Does the string of prime numbers contain all natural numbers?

Question

Does the string of prime numbers $$2357111317\ldots$$ contain every natural number as its sub-string?

Answer 1

It follows from Dirichlet's Theorem.

If $d$ is the number we want to find, define $s=10d+1$. By definition, $\gcd(s,10)=1$ and $s$ contains the digits of $d$.

Dirichlet's Theorem's implies there's a prime of the form $p:=s+k \times 10^n$ where $10^n$ is chosen so that it has as many zeroes as digits of $s$. The digits of $d$ appear in the digits of $p$, and thus in the given string of primes.

Answer 2

If you mean "every non-negative integer", then the answer is yes.

First, it contains the integer 0 as a substring because 101 is a prime.

Next, for every integer i > 0, there is a prime that starts with the integer i: Take the known results about gaps between prime numbers, for example that there is always a prime between $n^3$ and$(n+1)^3$ for large n. There is always a large n such that both $n^3$ and$(n+1)^3$ start with the digits of i, therefore the prime between $n^3$ and$(n+1)^3$ also starts with the digits of i.

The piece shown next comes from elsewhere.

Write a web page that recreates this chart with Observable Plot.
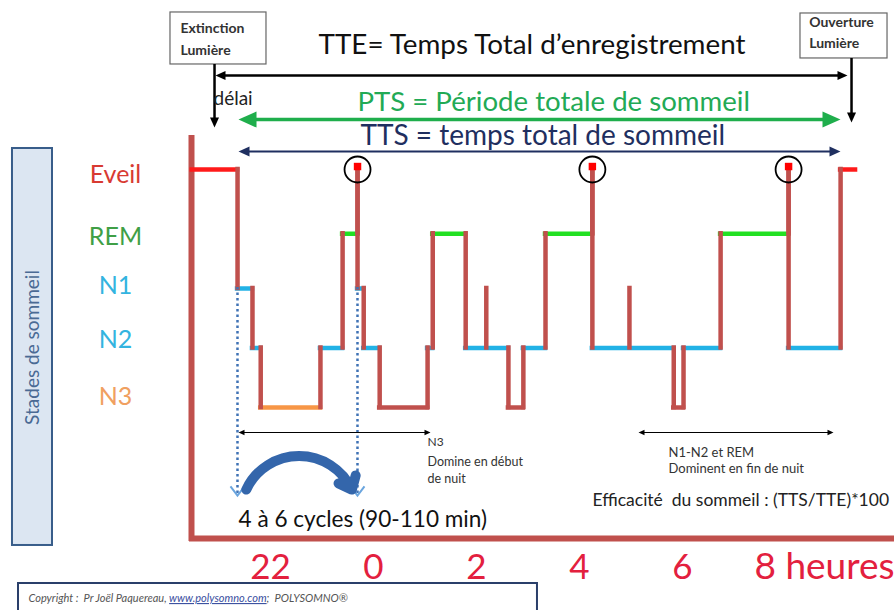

(This is true because one of i, 10i and 100i is not the cube of an integer).

Answer 3

It follows from the fact that the Copeland-Erdös constant is a normal number.

For any natural number $N$ with $k$ digits, $N$ appears in the Copeland-Erdos constant with a natural density of $10^{-k}$.

Answer 4

Let $n$ be a natural number, and let $\mathcal N(n)$ be the set of natural numbers not containing $n$ as a substring when written in base 10. It is well-known that $\sum_{k\in \mathcal N(n)}\frac{1}{k}$ converges.

Let $\mathcal P$ be the set of prime numbers. It is also well-known that $\sum_{p \in\mathcal P}\frac{1}{p}$ diverges.

Therefore it cannot be the case that $ \mathcal P\subseteq\mathcal N(n)$, and $n$ is therefore a substring of some prime (of infinitely many primes, in fact).